• _Exercise goal_: Give the count of lines that include the string "this". Add nothing to it.
++++ Raw data
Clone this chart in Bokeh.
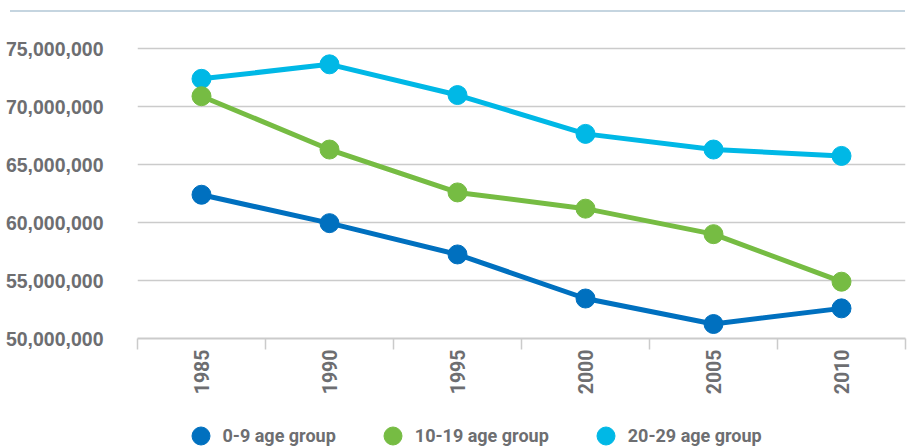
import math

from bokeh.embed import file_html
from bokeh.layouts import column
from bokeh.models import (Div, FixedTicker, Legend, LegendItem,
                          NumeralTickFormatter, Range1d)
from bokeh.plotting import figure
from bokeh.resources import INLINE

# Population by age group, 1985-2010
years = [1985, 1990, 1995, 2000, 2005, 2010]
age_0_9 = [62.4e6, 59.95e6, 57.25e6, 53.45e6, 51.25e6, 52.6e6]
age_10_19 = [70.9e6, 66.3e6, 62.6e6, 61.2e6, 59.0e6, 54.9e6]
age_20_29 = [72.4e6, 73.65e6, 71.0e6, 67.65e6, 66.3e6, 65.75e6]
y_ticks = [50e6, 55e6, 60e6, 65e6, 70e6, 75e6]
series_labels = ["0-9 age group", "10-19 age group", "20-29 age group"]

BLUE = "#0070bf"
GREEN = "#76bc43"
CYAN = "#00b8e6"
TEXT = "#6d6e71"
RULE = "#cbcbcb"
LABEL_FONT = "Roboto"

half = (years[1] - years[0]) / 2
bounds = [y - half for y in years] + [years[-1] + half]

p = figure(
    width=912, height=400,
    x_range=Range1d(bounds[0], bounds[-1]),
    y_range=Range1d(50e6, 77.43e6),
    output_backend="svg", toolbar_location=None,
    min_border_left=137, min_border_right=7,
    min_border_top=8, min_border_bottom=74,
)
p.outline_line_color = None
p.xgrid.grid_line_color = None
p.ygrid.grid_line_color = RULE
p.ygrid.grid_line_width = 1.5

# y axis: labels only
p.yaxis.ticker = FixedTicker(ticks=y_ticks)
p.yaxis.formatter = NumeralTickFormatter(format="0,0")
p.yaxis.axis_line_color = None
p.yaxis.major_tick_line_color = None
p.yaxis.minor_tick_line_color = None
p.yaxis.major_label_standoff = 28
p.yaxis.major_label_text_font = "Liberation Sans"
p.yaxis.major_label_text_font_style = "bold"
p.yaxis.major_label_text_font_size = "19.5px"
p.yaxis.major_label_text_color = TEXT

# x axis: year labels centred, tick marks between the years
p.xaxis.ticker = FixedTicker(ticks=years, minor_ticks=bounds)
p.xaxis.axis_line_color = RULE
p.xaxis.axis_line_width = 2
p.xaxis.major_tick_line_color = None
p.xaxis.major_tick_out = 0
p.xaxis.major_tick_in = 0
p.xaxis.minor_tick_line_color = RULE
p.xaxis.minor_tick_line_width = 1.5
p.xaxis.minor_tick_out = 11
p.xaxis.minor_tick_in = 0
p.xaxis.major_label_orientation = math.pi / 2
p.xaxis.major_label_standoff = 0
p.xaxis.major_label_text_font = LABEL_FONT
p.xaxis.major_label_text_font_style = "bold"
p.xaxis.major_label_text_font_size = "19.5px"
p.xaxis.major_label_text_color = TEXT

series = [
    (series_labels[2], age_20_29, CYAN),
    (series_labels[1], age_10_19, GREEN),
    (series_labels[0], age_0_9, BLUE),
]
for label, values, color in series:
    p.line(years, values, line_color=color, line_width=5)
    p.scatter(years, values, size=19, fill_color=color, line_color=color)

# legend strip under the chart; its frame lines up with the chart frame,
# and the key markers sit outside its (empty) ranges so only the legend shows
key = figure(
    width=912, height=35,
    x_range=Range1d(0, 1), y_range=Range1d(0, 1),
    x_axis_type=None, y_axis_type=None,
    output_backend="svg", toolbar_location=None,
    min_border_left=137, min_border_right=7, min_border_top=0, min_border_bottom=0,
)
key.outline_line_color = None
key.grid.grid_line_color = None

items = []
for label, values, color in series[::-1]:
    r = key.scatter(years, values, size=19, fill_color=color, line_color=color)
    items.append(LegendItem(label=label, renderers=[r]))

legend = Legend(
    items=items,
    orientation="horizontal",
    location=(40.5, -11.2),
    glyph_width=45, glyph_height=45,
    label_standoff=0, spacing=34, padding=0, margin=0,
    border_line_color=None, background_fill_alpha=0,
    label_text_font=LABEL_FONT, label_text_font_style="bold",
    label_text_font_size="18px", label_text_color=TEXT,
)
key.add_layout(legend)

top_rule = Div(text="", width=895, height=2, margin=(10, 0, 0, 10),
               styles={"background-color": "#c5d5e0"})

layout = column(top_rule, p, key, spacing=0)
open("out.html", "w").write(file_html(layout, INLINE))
++++++++
++++ Raw data
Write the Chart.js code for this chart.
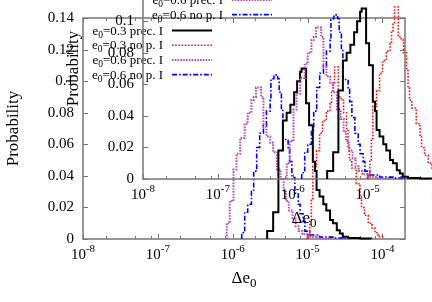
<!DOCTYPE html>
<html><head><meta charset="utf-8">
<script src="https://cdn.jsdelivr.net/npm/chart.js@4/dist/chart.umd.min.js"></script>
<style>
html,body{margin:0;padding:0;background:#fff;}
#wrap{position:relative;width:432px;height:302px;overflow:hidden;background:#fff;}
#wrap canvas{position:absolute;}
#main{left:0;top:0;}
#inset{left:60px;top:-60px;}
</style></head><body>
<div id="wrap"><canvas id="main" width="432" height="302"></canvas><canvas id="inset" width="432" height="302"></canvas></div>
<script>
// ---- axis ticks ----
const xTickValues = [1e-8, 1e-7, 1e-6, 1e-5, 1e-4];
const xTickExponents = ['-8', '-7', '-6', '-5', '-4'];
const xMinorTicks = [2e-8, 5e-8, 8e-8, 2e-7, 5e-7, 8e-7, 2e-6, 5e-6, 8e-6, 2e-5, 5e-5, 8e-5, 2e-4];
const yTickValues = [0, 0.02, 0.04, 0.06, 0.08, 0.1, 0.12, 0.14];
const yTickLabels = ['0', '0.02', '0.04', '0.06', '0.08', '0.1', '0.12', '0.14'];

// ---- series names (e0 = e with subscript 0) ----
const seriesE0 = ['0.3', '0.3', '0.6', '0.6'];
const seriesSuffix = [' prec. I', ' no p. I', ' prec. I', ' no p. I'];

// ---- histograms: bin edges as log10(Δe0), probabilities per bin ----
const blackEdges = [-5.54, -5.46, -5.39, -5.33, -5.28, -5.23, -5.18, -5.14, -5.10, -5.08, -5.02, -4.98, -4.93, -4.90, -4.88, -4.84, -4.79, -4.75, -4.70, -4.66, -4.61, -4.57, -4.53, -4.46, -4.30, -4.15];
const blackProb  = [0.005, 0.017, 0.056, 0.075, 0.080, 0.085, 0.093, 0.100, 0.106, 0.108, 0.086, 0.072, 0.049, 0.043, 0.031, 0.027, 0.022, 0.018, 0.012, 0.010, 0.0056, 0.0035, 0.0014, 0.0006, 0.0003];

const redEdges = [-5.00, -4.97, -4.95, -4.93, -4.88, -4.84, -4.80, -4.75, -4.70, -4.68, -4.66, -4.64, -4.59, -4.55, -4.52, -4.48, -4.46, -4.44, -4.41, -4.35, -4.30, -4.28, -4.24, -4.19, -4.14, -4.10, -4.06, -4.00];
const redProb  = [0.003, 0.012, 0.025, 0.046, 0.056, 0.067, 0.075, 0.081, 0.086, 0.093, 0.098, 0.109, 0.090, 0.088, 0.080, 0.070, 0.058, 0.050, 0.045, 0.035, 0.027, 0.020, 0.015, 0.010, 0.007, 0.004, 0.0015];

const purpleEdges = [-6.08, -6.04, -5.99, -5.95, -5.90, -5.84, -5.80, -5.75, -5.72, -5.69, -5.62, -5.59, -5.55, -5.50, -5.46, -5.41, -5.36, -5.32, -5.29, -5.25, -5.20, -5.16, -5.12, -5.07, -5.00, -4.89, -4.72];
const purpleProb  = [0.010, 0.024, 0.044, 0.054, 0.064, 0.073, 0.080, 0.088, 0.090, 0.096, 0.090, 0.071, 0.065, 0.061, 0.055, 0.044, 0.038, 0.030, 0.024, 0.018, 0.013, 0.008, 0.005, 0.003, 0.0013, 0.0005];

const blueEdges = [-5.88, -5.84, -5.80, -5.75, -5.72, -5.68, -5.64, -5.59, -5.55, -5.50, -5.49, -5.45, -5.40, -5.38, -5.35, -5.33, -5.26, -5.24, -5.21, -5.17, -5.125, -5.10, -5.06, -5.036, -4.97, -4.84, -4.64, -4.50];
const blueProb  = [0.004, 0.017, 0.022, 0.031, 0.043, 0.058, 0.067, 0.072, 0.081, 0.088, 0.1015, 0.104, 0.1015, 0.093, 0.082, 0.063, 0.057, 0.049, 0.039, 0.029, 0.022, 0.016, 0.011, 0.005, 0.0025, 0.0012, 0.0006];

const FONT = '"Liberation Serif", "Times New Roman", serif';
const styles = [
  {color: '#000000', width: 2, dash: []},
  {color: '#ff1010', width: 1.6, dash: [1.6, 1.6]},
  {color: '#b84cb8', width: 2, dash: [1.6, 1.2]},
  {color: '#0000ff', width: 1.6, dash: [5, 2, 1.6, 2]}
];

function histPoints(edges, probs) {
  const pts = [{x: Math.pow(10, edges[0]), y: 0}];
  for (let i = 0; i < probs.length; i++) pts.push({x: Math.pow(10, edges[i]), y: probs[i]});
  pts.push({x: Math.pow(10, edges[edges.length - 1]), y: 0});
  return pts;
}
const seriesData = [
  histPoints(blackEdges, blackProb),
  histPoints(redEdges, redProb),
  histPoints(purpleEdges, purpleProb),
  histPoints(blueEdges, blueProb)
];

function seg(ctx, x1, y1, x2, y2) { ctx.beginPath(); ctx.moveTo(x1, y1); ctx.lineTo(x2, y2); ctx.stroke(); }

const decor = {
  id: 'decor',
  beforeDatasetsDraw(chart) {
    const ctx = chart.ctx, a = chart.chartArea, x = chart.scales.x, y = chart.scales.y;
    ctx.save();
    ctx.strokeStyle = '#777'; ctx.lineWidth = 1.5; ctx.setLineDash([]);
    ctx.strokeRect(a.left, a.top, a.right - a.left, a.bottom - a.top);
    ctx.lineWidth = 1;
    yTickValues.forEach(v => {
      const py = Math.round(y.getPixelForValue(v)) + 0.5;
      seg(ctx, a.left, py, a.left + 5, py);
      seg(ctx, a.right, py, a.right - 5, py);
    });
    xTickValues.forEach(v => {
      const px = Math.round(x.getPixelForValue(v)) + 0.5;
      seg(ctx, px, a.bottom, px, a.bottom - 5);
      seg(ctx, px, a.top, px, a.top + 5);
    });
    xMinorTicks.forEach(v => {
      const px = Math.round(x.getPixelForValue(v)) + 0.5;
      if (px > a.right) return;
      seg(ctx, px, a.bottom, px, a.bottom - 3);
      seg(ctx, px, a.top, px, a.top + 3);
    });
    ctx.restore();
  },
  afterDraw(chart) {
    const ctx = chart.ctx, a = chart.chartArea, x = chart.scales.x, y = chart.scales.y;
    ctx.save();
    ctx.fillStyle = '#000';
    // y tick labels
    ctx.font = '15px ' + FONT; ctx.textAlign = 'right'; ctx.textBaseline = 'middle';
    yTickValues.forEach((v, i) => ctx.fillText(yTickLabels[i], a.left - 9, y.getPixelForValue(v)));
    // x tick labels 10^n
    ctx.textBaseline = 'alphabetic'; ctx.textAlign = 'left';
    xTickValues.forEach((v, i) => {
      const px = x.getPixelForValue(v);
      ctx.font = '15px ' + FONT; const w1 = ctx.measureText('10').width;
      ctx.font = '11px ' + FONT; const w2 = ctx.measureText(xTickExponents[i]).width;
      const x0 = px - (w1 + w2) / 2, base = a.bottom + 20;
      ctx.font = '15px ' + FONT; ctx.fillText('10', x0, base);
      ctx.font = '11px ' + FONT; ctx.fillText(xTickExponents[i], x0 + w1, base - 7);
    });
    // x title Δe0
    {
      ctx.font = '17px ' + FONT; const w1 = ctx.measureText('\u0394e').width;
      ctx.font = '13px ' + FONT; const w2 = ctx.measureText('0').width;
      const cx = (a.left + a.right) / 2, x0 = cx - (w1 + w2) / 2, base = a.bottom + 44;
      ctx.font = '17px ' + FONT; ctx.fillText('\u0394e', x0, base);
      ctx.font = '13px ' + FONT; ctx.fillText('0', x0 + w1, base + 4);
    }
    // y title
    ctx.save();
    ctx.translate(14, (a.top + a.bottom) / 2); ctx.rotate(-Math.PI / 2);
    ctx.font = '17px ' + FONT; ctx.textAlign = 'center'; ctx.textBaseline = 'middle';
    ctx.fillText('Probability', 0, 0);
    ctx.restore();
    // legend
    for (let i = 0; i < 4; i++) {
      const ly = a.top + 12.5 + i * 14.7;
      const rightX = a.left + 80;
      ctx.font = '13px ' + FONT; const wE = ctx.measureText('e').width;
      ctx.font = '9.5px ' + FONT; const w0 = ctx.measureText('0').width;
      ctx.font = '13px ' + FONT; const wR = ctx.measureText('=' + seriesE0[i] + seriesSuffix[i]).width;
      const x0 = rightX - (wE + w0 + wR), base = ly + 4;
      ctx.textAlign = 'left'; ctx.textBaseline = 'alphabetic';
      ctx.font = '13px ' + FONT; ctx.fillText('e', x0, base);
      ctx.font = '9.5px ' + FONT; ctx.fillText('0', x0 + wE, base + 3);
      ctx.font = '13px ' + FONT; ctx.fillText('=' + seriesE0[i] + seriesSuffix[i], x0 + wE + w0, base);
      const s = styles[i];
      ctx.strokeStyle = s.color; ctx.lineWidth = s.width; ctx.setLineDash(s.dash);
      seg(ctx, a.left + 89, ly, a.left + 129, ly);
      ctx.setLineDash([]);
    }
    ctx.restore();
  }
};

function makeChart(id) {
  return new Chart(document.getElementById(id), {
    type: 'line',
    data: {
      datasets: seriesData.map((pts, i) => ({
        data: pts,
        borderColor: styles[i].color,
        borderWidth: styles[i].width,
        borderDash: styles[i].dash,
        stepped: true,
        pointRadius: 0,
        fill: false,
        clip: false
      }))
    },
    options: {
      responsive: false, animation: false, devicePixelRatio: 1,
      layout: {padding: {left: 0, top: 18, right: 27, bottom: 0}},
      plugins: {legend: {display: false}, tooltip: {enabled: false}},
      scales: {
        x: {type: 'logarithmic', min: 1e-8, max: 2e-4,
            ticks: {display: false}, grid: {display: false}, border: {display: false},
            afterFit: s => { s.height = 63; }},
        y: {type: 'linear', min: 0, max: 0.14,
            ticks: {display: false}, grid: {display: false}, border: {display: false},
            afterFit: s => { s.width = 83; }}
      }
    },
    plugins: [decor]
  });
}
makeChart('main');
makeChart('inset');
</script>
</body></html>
++++++++
++++ Raw data
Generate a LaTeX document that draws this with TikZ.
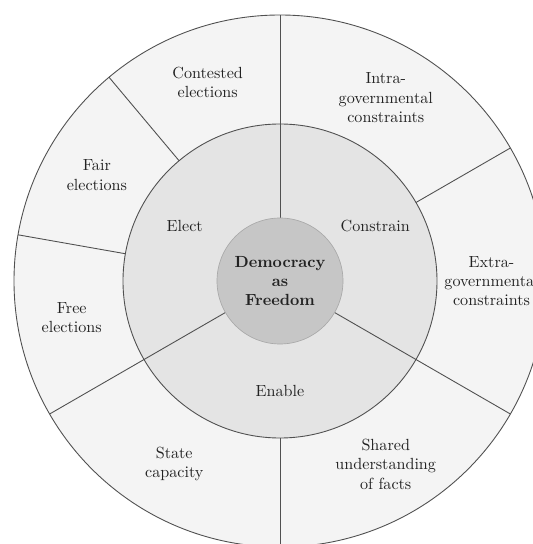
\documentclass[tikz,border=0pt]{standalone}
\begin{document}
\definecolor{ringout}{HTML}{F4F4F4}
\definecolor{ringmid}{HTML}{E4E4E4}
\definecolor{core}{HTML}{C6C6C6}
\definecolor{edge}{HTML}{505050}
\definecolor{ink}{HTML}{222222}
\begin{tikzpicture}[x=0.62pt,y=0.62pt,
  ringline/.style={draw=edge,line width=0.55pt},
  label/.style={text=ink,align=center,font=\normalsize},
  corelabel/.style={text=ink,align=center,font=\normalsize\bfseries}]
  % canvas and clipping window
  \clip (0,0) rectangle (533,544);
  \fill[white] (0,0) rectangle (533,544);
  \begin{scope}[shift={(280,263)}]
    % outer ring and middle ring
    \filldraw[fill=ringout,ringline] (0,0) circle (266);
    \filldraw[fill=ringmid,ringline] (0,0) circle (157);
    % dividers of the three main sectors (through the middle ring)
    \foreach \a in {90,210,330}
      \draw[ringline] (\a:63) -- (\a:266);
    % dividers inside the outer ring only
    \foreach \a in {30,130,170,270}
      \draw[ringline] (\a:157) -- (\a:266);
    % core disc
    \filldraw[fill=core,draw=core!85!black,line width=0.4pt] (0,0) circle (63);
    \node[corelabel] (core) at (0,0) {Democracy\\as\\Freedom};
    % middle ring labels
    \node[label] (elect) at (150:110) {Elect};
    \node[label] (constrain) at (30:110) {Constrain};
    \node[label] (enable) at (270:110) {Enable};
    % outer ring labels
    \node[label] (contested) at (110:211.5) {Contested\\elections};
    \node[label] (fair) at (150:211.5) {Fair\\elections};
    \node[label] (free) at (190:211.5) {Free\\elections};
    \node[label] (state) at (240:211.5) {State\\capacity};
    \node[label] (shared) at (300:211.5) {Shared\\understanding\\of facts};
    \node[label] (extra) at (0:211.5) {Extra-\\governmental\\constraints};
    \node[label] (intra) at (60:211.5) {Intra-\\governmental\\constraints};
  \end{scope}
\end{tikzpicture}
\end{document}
++++++++
• _Written answer_: 3